## Job
Your task is to copy the listing exactly. Drop any pictures from the copy.

## Data extract
****************

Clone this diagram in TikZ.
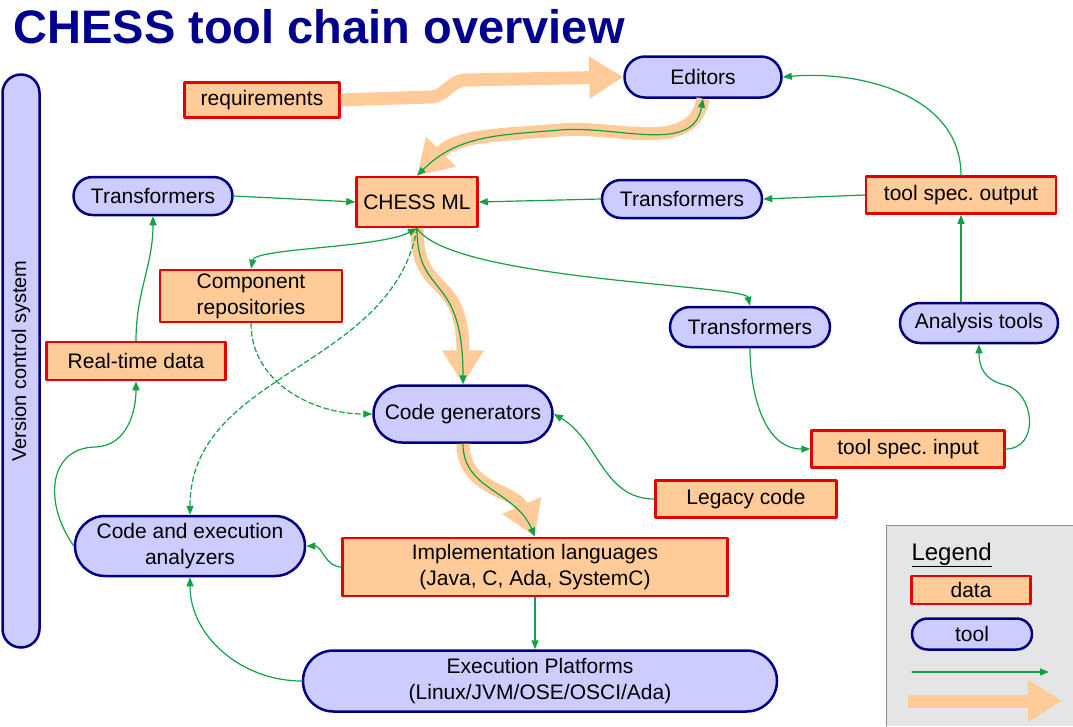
\documentclass[tikz,border=0pt]{standalone}
\usepackage{fontspec}
\setmainfont{Liberation Sans}
\usetikzlibrary{arrows.meta,shapes.misc}
\definecolor{datafill}{RGB}{255,204,153}
\definecolor{dataline}{RGB}{230,0,0}
\definecolor{toolfill}{RGB}{204,204,255}
\definecolor{toolline}{RGB}{0,0,128}
\definecolor{linkgreen}{RGB}{20,160,70}
\definecolor{titleblue}{RGB}{0,0,140}

\begin{document}
\begin{tikzpicture}[line cap=round,line join=round,x=1pt,y=1pt,
    font=\fontsize{21}{26}\selectfont,
    datanode/.style={draw=dataline,fill=datafill,line width=2.5pt,inner sep=0pt,align=center},
    toolnode/.style={rounded rectangle,draw=toolline,fill=toolfill,line width=2.5pt,inner sep=0pt,align=center},
    link/.style={draw=linkgreen,line width=1.2pt,-{Triangle[length=9pt,width=7pt]}},
    twoway/.style={link,{Triangle[length=9pt,width=7pt]}-{Triangle[length=9pt,width=7pt]}},
    bigflow/.style={draw=datafill,line width=13pt,line cap=butt,-{Triangle[length=34pt,width=40pt]}}]
            \useasboundingbox (0,0) rectangle (1073,-726);
            \node[anchor=base west,font=\fontsize{47}{56}\selectfont\bfseries,text=titleblue] (title) at (10,-43) {CHESS tool chain overview};
            \node[toolnode,minimum width=573pt,minimum height=37pt,rotate=90,font=\fontsize{20}{24}\selectfont] (vcs) at (21,-361) {Version control system};
            \node[datanode,minimum width=155pt,minimum height=35pt] (req) at (262,-100) {requirements};
            \node[toolnode,minimum width=157pt,minimum height=41pt] (edit) at (703,-77) {Editors};
            \node[toolnode,minimum width=159pt,minimum height=38pt] (transL) at (153,-196) {Transformers};
            \node[datanode,minimum width=121pt,minimum height=50pt] (chess) at (417,-202) {CHESS ML};
            \node[toolnode,minimum width=160pt,minimum height=38pt] (transM) at (682,-199) {Transformers};
            \node[datanode,minimum width=190pt,minimum height=37pt] (tsout) at (961,-195) {tool spec.\ output};
            \node[datanode,minimum width=182pt,minimum height=52pt] (comp) at (251,-296) {Component\\repositories};
            \node[datanode,minimum width=179pt,minimum height=38pt] (rt) at (136,-361) {Real-time data};
            \node[toolnode,minimum width=160pt,minimum height=40pt] (transR) at (750,-327) {Transformers};
            \node[toolnode,minimum width=158pt,minimum height=40pt] (ana) at (979,-323) {Analysis tools};
            \node[toolnode,minimum width=179pt,minimum height=57pt] (gen) at (463,-414) {Code generators};
            \node[datanode,minimum width=193pt,minimum height=37pt] (tsin) at (908,-449) {tool spec.\ input};
            \node[datanode,minimum width=181pt,minimum height=37pt] (legacy) at (746,-499) {Legacy code};
            \node[toolnode,minimum width=230pt,minimum height=60pt] (cea) at (190,-546) {Code and execution\\analyzers};
            \node[datanode,minimum width=385pt,minimum height=58pt] (impl) at (535,-567) {Implementation languages\\(Java, C, Ada, SystemC)};
            \node[toolnode,minimum width=474pt,minimum height=61pt] (plat) at (540,-681) {Execution Platforms\\(Linux/JVM/OSE/OSCI/Ada)};

            \fill[black!10] (886,-525) rectangle (1073,-726);
            \draw[black!45,line width=1pt] (1073,-525) -- (886,-525) -- (886,-726);
            \node[anchor=base west,font=\fontsize{24}{28}\selectfont] (leg) at (908,-560) {\underline{Legend}};
            \node[datanode,minimum width=119pt,minimum height=28pt] (legdata) at (971,-590) {data};
            \node[toolnode,minimum width=120pt,minimum height=31pt] (legtool) at (972,-634) {tool};
            \coordinate (lg1) at (912,-672);
            \coordinate (lg2) at (1049,-672);
            \coordinate (lf1) at (908,-701);
            \coordinate (lf2) at (1062,-701);
            \draw[link] (lg1) -- (lg2);
            \draw[bigflow] (lf1) -- (lf2);

            \draw[bigflow] (req.east) -- (430,-97) to[out=0,in=180] (466,-80) -- (edit.west);
            \draw[bigflow] (edit.south) to[out=-100,in=5] (560,-130) to[out=185,in=45] (chess.north);
            \draw[bigflow] (chess.south) .. controls (417,-300) and (463,-270) .. (gen.north);
            \draw[bigflow] (gen.south) .. controls (463,-490) and (515,-490) .. (impl.north);

            \draw[twoway] (edit.south) to[out=-100,in=5] (560,-130) to[out=185,in=45] (chess.north);
            \draw[link] (chess.south) .. controls (417,-300) and (463,-270) .. (gen.north);
            \draw[link] (gen.south) .. controls (463,-490) and (515,-490) .. (impl.north);
            \draw[link] (transL.east) -- (chess.west);
            \draw[link] (transM.west) -- (chess.east);
            \draw[link] (tsout.west) -- (transM.east);
            \draw[link] (tsout.north) to[out=90,in=5] (edit.east);
            \draw[link] (ana.north -| tsout) -- (tsout.south);
            \draw[link] (tsin.east) .. controls (1040,-449) and (1035,-392) .. (1005,-385) .. controls (983,-380) and (979,-365) .. (ana.south);
            \draw[link] (transR.south) to[out=-90,in=180] (tsin.west);
            \draw[link] (chess.south) .. controls (450,-280) and (745,-285) .. (transR.north);
            \draw[twoway] (chess.south) .. controls (380,-248) and (255,-248) .. (comp.north);
            \draw[link,dash pattern=on 5pt off 3pt] (chess.south) to[out=-100,in=90] (cea.north);
            \draw[link,dash pattern=on 5pt off 3pt] (comp.south) to[out=-90,in=180] (gen.west);
            \draw[link] (legacy.west) to[out=180,in=-30] (gen.east);
            \draw[link] (impl.west) to[out=180,in=0] (cea.east);
            \draw[link] (impl.south) -- (impl.south |- plat.north);
            \draw[link] (plat.west) to[out=180,in=-90] (cea.south);
            \draw[link] (cea.west) .. controls (42,-500) and (50,-448) .. (95,-447) .. controls (128,-446) and (136,-410) .. (rt.south);
            \draw[link] (rt.north) to[out=90,in=-90] (transL.south);
        \end{tikzpicture}
\end{document}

****************

## Exercise answer
Clone this diagram in TikZ.
\documentclass[tikz,border=0pt]{standalone}
\usepackage{fontspec}
\setmainfont{Liberation Sans}
\usetikzlibrary{arrows.meta,shapes.misc}
\definecolor{datafill}{RGB}{255,204,153}
\definecolor{dataline}{RGB}{230,0,0}
\definecolor{toolfill}{RGB}{204,204,255}
\definecolor{toolline}{RGB}{0,0,128}
\definecolor{linkgreen}{RGB}{20,160,70}
\definecolor{titleblue}{RGB}{0,0,140}

\begin{document}
\begin{tikzpicture}[line cap=round,line join=round,x=1pt,y=1pt,
    font=\fontsize{21}{26}\selectfont,
    datanode/.style={draw=dataline,fill=datafill,line width=2.5pt,inner sep=0pt,align=center},
    toolnode/.style={rounded rectangle,draw=toolline,fill=toolfill,line width=2.5pt,inner sep=0pt,align=center},
    link/.style={draw=linkgreen,line width=1.2pt,-{Triangle[length=9pt,width=7pt]}},
    twoway/.style={link,{Triangle[length=9pt,width=7pt]}-{Triangle[length=9pt,width=7pt]}},
    bigflow/.style={draw=datafill,line width=13pt,line cap=butt,-{Triangle[length=34pt,width=40pt]}}]
            \useasboundingbox (0,0) rectangle (1073,-726);
            \node[anchor=base west,font=\fontsize{47}{56}\selectfont\bfseries,text=titleblue] (title) at (10,-43) {CHESS tool chain overview};
            \node[toolnode,minimum width=573pt,minimum height=37pt,rotate=90,font=\fontsize{20}{24}\selectfont] (vcs) at (21,-361) {Version control system};
            \node[datanode,minimum width=155pt,minimum height=35pt] (req) at (262,-100) {requirements};
            \node[toolnode,minimum width=157pt,minimum height=41pt] (edit) at (703,-77) {Editors};
            \node[toolnode,minimum width=159pt,minimum height=38pt] (transL) at (153,-196) {Transformers};
            \node[datanode,minimum width=121pt,minimum height=50pt] (chess) at (417,-202) {CHESS ML};
            \node[toolnode,minimum width=160pt,minimum height=38pt] (transM) at (682,-199) {Transformers};
            \node[datanode,minimum width=190pt,minimum height=37pt] (tsout) at (961,-195) {tool spec.\ output};
            \node[datanode,minimum width=182pt,minimum height=52pt] (comp) at (251,-296) {Component\\repositories};
            \node[datanode,minimum width=179pt,minimum height=38pt] (rt) at (136,-361) {Real-time data};
            \node[toolnode,minimum width=160pt,minimum height=40pt] (transR) at (750,-327) {Transformers};
            \node[toolnode,minimum width=158pt,minimum height=40pt] (ana) at (979,-323) {Analysis tools};
            \node[toolnode,minimum width=179pt,minimum height=57pt] (gen) at (463,-414) {Code generators};
            \node[datanode,minimum width=193pt,minimum height=37pt] (tsin) at (908,-449) {tool spec.\ input};
            \node[datanode,minimum width=181pt,minimum height=37pt] (legacy) at (746,-499) {Legacy code};
            \node[toolnode,minimum width=230pt,minimum height=60pt] (cea) at (190,-546) {Code and execution\\analyzers};
            \node[datanode,minimum width=385pt,minimum height=58pt] (impl) at (535,-567) {Implementation languages\\(Java, C, Ada, SystemC)};
            \node[toolnode,minimum width=474pt,minimum height=61pt] (plat) at (540,-681) {Execution Platforms\\(Linux/JVM/OSE/OSCI/Ada)};

            \fill[black!10] (886,-525) rectangle (1073,-726);
            \draw[black!45,line width=1pt] (1073,-525) -- (886,-525) -- (886,-726);
            \node[anchor=base west,font=\fontsize{24}{28}\selectfont] (leg) at (908,-560) {\underline{Legend}};
            \node[datanode,minimum width=119pt,minimum height=28pt] (legdata) at (971,-590) {data};
            \node[toolnode,minimum width=120pt,minimum height=31pt] (legtool) at (972,-634) {tool};
            \coordinate (lg1) at (912,-672);
            \coordinate (lg2) at (1049,-672);
            \coordinate (lf1) at (908,-701);
            \coordinate (lf2) at (1062,-701);
            \draw[link] (lg1) -- (lg2);
            \draw[bigflow] (lf1) -- (lf2);

            \draw[bigflow] (req.east) -- (430,-97) to[out=0,in=180] (466,-80) -- (edit.west);
            \draw[bigflow] (edit.south) to[out=-100,in=5] (560,-130) to[out=185,in=45] (chess.north);
            \draw[bigflow] (chess.south) .. controls (417,-300) and (463,-270) .. (gen.north);
            \draw[bigflow] (gen.south) .. controls (463,-490) and (515,-490) .. (impl.north);

            \draw[twoway] (edit.south) to[out=-100,in=5] (560,-130) to[out=185,in=45] (chess.north);
            \draw[link] (chess.south) .. controls (417,-300) and (463,-270) .. (gen.north);
            \draw[link] (gen.south) .. controls (463,-490) and (515,-490) .. (impl.north);
            \draw[link] (transL.east) -- (chess.west);
            \draw[link] (transM.west) -- (chess.east);
            \draw[link] (tsout.west) -- (transM.east);
            \draw[link] (tsout.north) to[out=90,in=5] (edit.east);
            \draw[link] (ana.north -| tsout) -- (tsout.south);
            \draw[link] (tsin.east) .. controls (1040,-449) and (1035,-392) .. (1005,-385) .. controls (983,-380) and (979,-365) .. (ana.south);
            \draw[link] (transR.south) to[out=-90,in=180] (tsin.west);
            \draw[link] (chess.south) .. controls (450,-280) and (745,-285) .. (transR.north);
            \draw[twoway] (chess.south) .. controls (380,-248) and (255,-248) .. (comp.north);
            \draw[link,dash pattern=on 5pt off 3pt] (chess.south) to[out=-100,in=90] (cea.north);
            \draw[link,dash pattern=on 5pt off 3pt] (comp.south) to[out=-90,in=180] (gen.west);
            \draw[link] (legacy.west) to[out=180,in=-30] (gen.east);
            \draw[link] (impl.west) to[out=180,in=0] (cea.east);
            \draw[link] (impl.south) -- (impl.south |- plat.north);
            \draw[link] (plat.west) to[out=180,in=-90] (cea.south);
            \draw[link] (cea.west) .. controls (42,-500) and (50,-448) .. (95,-447) .. controls (128,-446) and (136,-410) .. (rt.south);
            \draw[link] (rt.north) to[out=90,in=-90] (transL.south);
        \end{tikzpicture}
\end{document}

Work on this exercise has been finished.